I knew, that travelling to and in Sumba was not going to be on a low budget. Car rental prices are high and I don’t think it is possible to rent a motorbike, which had made my life so much easier in Bali. I had to move around by taxis or by paying some locals to take me places. I’ve missed my freedom here a little bit. If I had more time I would’ve come for longer – that way I would be able to use the local bemos for transportation – minibuses that are used by locals and drive between cities but are, at the same time, extremely slow.
West Sumba is beautiful, we stopped for lunch on a beach near the traditional village Bondokawango in Kodi district and it was one of the cleanest seas I’ve seen in Indonesia so far. Not so much the surroundings, though – after a Pasola the day before, lots of rubbish was left loose at a meadow nearby. This is what makes me think what to do about the rubbish thrown about Indonesia (and developing countries in general).
Another traditional village not so far from there, Ratenggaro, is set up for tourists, which I didn’t know until some villagers came to me trying to sell me some local amulets and cloths. The kids were interested in my camera, so I took a picture for them and then wanted to give them something as a ‘thank you’, but I forgot my chocolate bar in my backpack back at the convent.

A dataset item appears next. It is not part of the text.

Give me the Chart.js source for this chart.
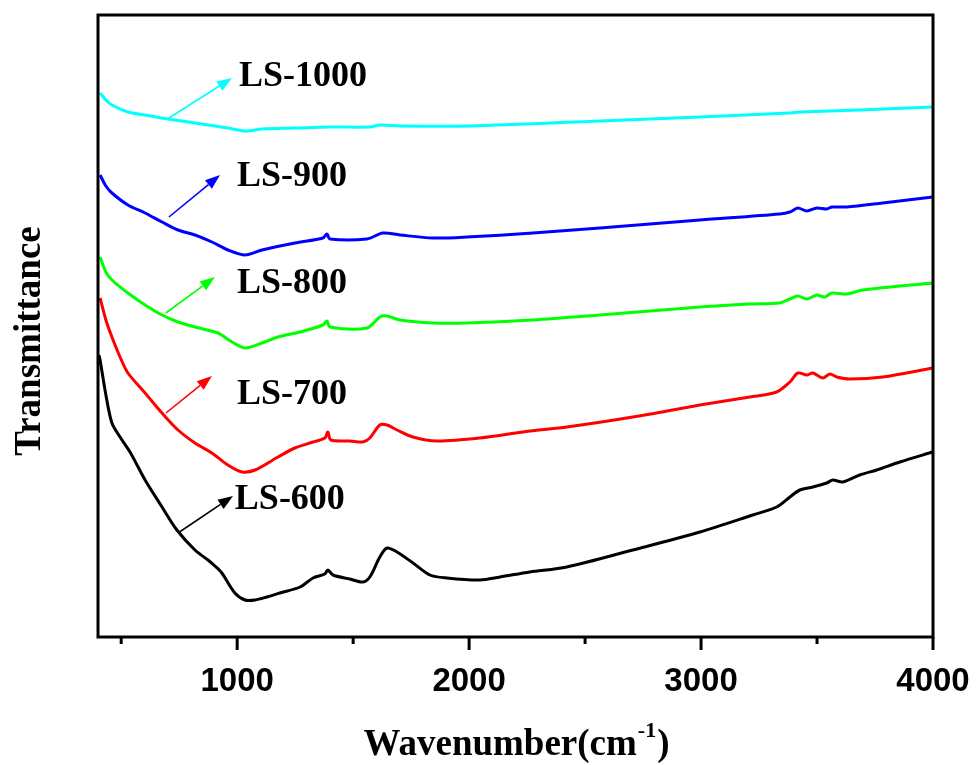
<!DOCTYPE html>
<html>
<head>
<meta charset="utf-8">
<script src="https://cdn.jsdelivr.net/npm/chart.js@4.4.1/dist/chart.umd.min.js"></script>
<style>
  html, body { margin: 0; padding: 0; background: #fff; }
</style>
</head>
<body>
<canvas id="grafico" width="977" height="765"></canvas>
<script>
// --- DATA (wavenumber cm-1, transmittance a.u.) ---
const ls600 = [[404,282],[409,277],[434,242],[460,214],[495,200],[538,185],[603,157],[676,130],[740,107],[818,87],[874,77],[904,71],[934,64],[990,44],[1034,37],[1077,37],[1128,40],[1184,44],[1271,50],[1327,59],[1378,63],[1391,67],[1413,62],[1486,58],[1542,55],[1572,60],[1615,80],[1646,89],[1689,85],[1758,74],[1831,62],[1904,59],[2046,57],[2133,60],[2262,65],[2421,70],[2706,87],[2995,105],[3223,122],[3326,130],[3383,140],[3426,147],[3482,150],[3542,154],[3568,157],[3611,155],[3684,162],[3757,167],[3857,175],[3999,185]];
const ls700 = [[409,339],[434,317],[460,300],[495,280],[529,264],[603,244],[676,224],[745,207],[818,194],[891,184],[960,172],[1021,165],[1077,167],[1176,180],[1249,189],[1327,195],[1378,199],[1391,205],[1404,197],[1486,196],[1542,195],[1572,199],[1615,212],[1646,212],[1689,207],[1758,200],[1861,196],[2046,199],[2262,206],[2421,210],[2706,220],[2995,232],[3210,240],[3326,245],[3383,255],[3417,264],[3456,262],[3482,264],[3525,259],[3555,263],[3585,260],[3641,258],[3783,260],[3999,269]];
const ls800 = [[409,380],[434,365],[460,357],[529,344],[603,332],[676,322],[745,315],[818,310],[917,304],[978,295],[1034,289],[1107,294],[1176,300],[1271,305],[1370,312],[1387,316],[1400,310],[1559,309],[1615,320],[1646,321],[1702,317],[1844,314],[1990,314],[2275,317],[2564,322],[2995,330],[3210,333],[3339,334],[3383,338],[3417,341],[3456,338],[3499,342],[3533,340],[3564,344],[3628,343],[3697,347],[3999,354]];
const ls900 = [[409,462],[434,451],[460,444],[529,432],[603,424],[676,415],[745,407],[818,402],[891,395],[960,387],[1034,382],[1107,387],[1249,394],[1370,399],[1387,403],[1400,398],[1559,398],[1628,404],[1702,402],[1844,399],[1990,400],[2275,404],[2564,409],[2995,417],[3339,423],[3383,425],[3417,429],[3456,426],[3499,429],[3542,428],[3564,430],[3628,430],[3783,434],[3999,440]];
const ls1000 = [[409,544],[434,537],[460,532],[529,525],[603,522],[702,518],[818,514],[960,509],[1034,506],[1107,508],[1249,509],[1400,510],[1572,510],[1615,512],[1702,511],[2003,511],[2564,516],[2995,520],[3383,524],[3426,525],[3684,527],[3999,530]];

const seriesNames = ["LS-1000", "LS-900", "LS-800", "LS-700", "LS-600"];
const seriesData = [ls1000, ls900, ls800, ls700, ls600];
const seriesColors = ["#00ffff", "#0000ff", "#00ff00", "#ff0000", "#000000"];

// label anchors and arrows, in data units
const labelAt = [[1008,551],[999,451],[999,344],[999,233],[990,128]];
const arrowFrom = [[706,519],[706,420],[693,324],[693,224],[745,104]];
const arrowTo = [[978,559],[926,462],[904,360],[891,261],[982,141]];

const tickValues = [500, 1000, 1500, 2000, 2500, 3000, 3500, 4000];

const serif = '"Times New Roman", "Liberation Serif", serif';
const sans = 'Arial, "Liberation Sans", sans-serif';

// --- PLUGIN: frame, ticks, labels, arrows, titles ---
const decoraciones = {
  id: "decoraciones",
  afterDatasetsDraw(chart) {
    const { ctx, chartArea: a, scales: { x, y } } = chart;
    ctx.save();

    // frame
    ctx.strokeStyle = "#000";
    ctx.lineWidth = 3;
    ctx.strokeRect(a.left, a.top, a.right - a.left, a.bottom - a.top);

    // ticks (major longer)
    tickValues.forEach(v => {
      const px = x.getPixelForValue(v);
      const len = v % 1000 === 0 ? 13 : 7;
      ctx.beginPath();
      ctx.moveTo(px, a.bottom);
      ctx.lineTo(px, a.bottom + len);
      ctx.stroke();
    });

    // arrows
    seriesNames.forEach((name, i) => {
      const x0 = x.getPixelForValue(arrowFrom[i][0]);
      const y0 = y.getPixelForValue(arrowFrom[i][1]);
      const x1 = x.getPixelForValue(arrowTo[i][0]);
      const y1 = y.getPixelForValue(arrowTo[i][1]);
      const ang = Math.atan2(y1 - y0, x1 - x0);
      const headL = 15, headW = 5.5;
      const bx = x1 - headL * Math.cos(ang), by = y1 - headL * Math.sin(ang);
      ctx.strokeStyle = seriesColors[i];
      ctx.fillStyle = seriesColors[i];
      ctx.lineWidth = 1.6;
      ctx.beginPath();
      ctx.moveTo(x0, y0);
      ctx.lineTo(bx, by);
      ctx.stroke();
      ctx.beginPath();
      ctx.moveTo(x1, y1);
      ctx.lineTo(bx + headW * Math.sin(ang), by - headW * Math.cos(ang));
      ctx.lineTo(bx - headW * Math.sin(ang), by + headW * Math.cos(ang));
      ctx.closePath();
      ctx.fill();
    });

    // series labels
    ctx.fillStyle = "#000";
    ctx.font = "bold 36px " + serif;
    ctx.textAlign = "left";
    ctx.textBaseline = "alphabetic";
    seriesNames.forEach((name, i) => {
      ctx.fillText(name, x.getPixelForValue(labelAt[i][0]), y.getPixelForValue(labelAt[i][1]));
    });

    // y title
    ctx.save();
    ctx.translate(30, (a.top + a.bottom) / 2 + 15);
    ctx.rotate(-Math.PI / 2);
    ctx.textAlign = "center";
    ctx.textBaseline = "middle";
    ctx.font = "bold 37px " + serif;
    ctx.fillText("Transmittance", 0, 0);
    ctx.restore();

    // x title with superscript
    const base = 755;
    const p1 = "Wavenumber(cm", sup = "-1", p2 = ")";
    ctx.font = "bold 37px " + serif;
    const w1 = ctx.measureText(p1).width, w3 = ctx.measureText(p2).width;
    ctx.font = "bold 22px " + serif;
    const w2 = ctx.measureText(sup).width;
    let sx = (a.left + a.right) / 2 - (w1 + w2 + w3) / 2;
    ctx.textAlign = "left";
    ctx.font = "bold 37px " + serif;
    ctx.fillText(p1, sx, base);
    ctx.font = "bold 22px " + serif;
    ctx.fillText(sup, sx + w1 + 1, base - 18);
    ctx.font = "bold 37px " + serif;
    ctx.fillText(p2, sx + w1 + w2 + 2, base);

    ctx.restore();
  }
};

// --- CHART ---
new Chart(document.getElementById("grafico"), {
  type: "line",
  data: {
    datasets: seriesNames.map((name, i) => ({
      label: name,
      data: seriesData[i].map(p => ({ x: p[0], y: p[1] })),
      borderColor: seriesColors[i],
      borderWidth: 3,
      pointRadius: 0,
      tension: 0.3,
      fill: false
    }))
  },
  options: {
    responsive: false,
    animation: false,
    layout: { padding: { left: 98, right: 44, top: 15, bottom: 54 } },
    plugins: { legend: { display: false }, tooltip: { enabled: false } },
    scales: {
      x: {
        type: "linear",
        min: 400,
        max: 4000,
        afterBuildTicks: s => { s.ticks = tickValues.map(v => ({ value: v })); },
        afterFit: s => { s.paddingLeft = 0; s.paddingRight = 0; s.height = 74; },
        grid: { display: false },
        border: { display: false },
        ticks: {
          padding: 17,
          color: "#000",
          font: { family: sans, size: 33, weight: "bold" },
          maxRotation: 0,
          autoSkip: false,
          callback: v => (v % 1000 === 0 ? String(v) : "")
        }
      },
      y: { display: false, min: 0, max: 622 }
    }
  },
  plugins: [decoraciones]
});
</script>
</body>
</html>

So a lesson for the future: always take some sweets or fruit to give children you meet.
Sumba is real; the tourists haven’t spoiled the island and its culture yet. My favourite times were when I tried to speak with locals, because I was pushing myself out of my comfort zone, which was both, challenging and rewarding. I talked to Astrid about her going to school and I even managed to arrange a taxi with a local speaking only Bahasa Indonesia.
For my first experience off the beaten path in rural parts of Indonesia, I really enjoyed it with all its positives and negatives. It made me appreciate what I take for granted in Europe and it made me admire the attitude of locals, who seemed to accept their living condition but not without a hope that it could be changed one day. I had the feeling that the father Simon is kind of counting on me to help them. I would be very glad to do that, but at the moment I am yet just a little person to change something… For now at least.